Humans in northern Europe have been snacking on hazelnuts — a key accessible source of energy —for at least 12,000 years. Now, a study led by the University of Oxford has shown that it is possible to analyse the carbon isotope values of hazelnuts found at archaeological sites to reveal what the places humans lived in millennia ago looked like.
In the new study, published in Frontiers in Environmental Archaeology, the researchers devised a method of analysing preserved hazelnut shells to indicate whether the microhabitats around archaeological sites were heavily forested or open and pasture-like. This is based on the fact that hazelnuts which grew in closed environments, such as thick shady forests, have very different carbon isotopes to hazelnuts growing in open, sunny environments. The new method could help us to understand not only what a local environment looked like thousands of years ago, but how humans have impacted their habitats over time.
“By analysing the carbon in hazelnuts recovered from archaeological sites in southern Sweden, from Mesolithic hunter-gatherer campsites through to one of the largest and richest Iron Age settlements in northern Europe, we show that hazelnuts were harvested from progressively more open environments,” said lead author Dr Amy Styring of the University of Oxford.
‘Neolithic Nutella’
Humans in northern Europe have been using hazel trees as a source of materials and food for thousands of years. The nuts are an excellent source of energy and protein, capable of being stored for long periods, and the shells can also be used as fuel.
Like all plants, hazel trees contain carbon, which exists in different forms known as isotopes.
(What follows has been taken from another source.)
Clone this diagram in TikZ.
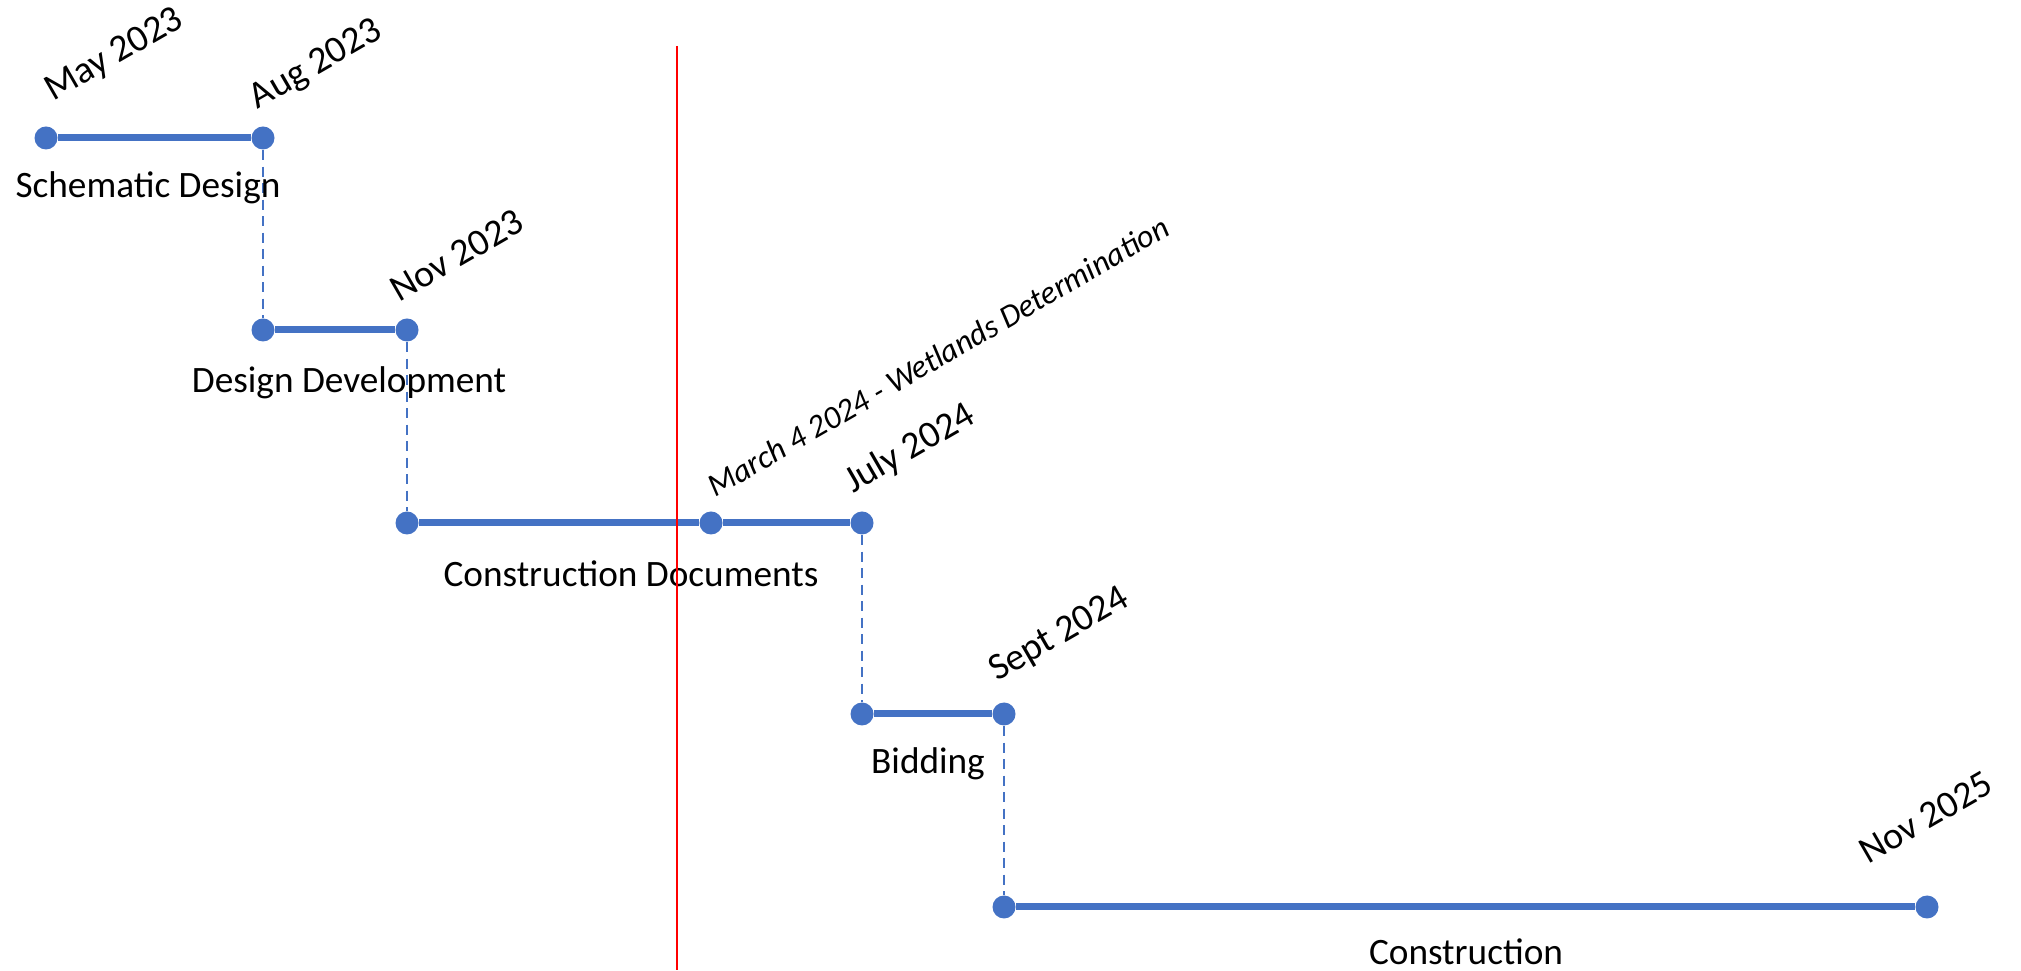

The proportions of the different carbon isotopes are altered by the ratio of carbon dioxide concentrations between leaf cells and in the surrounding environment. In plants like hazel, this ratio is strongly affected by sunlight and water availability; where water is not scarce, as in Sweden, sunlight influences the ratio much more. Where there are fewer other trees to compete for the sunlight and rates of photosynthesis are higher, the hazels will have higher carbon isotope values.
“This means that a hazelnut shell recovered on an archaeological site provides a record of how open the environment was in which it was collected,” explained Ljung. “This in turn tells us more about the habitats in which people were foraging.”
Gleaning information
To test whether this effect can be seen in archaeological samples, the scientists gathered hazelnuts from trees growing in varying light levels at three locations in southern Sweden, and analyzed the variation in their carbon isotope values and the relationship between these values and the light levels the trees were exposed to. They then investigated the carbon isotope values of hazelnut shells from archaeological sites also found in southern Sweden. They selected shell fragments from four Mesolithic sites and eleven sites ranging from the Neolithic to the Iron Age, some of which had been occupied in more than one period.
Using the reference values and the archaeological results, the archaeologists ran a model to assign their hazelnut samples to one of three categories: closed, open, and semi-open. Because the carbon isotopes of an individual hazelnut will naturally vary a little from those of other hazelnuts growing in similar environments, the scientists used multiple samples from each site and assessed the proportion of hazelnuts which had grown in closed or open environments.
Growing changes
The scientists found that nuts from the Mesolithic had been collected from more closed environments, while nuts from more recent periods had been collected in more open environments. By the Iron Age, most of the people who collected the hazelnuts sampled for this study had gathered the nuts from open areas, not woodlands. Their microhabitats had completely changed. This is consistent with environmental reconstructions from pollen analyses, but isotope analysis can be used to visualize a local environment where pollen records are scarce.
“Our study has opened up new potential for directly tying environmental changes to people’s foraging activities and reconstructing the microhabitats that they exploited,” said Styring. “We would like to directly radiocarbon date and measure the carbon isotopes of hazelnut shells from a wider range of archaeological sites and settings. This will provide much more detailed insight into woodlands and landscapes in the past, which will help archaeologists to better understand the impact of people on their environment, and perhaps help us to think differently about woodland use and change today.”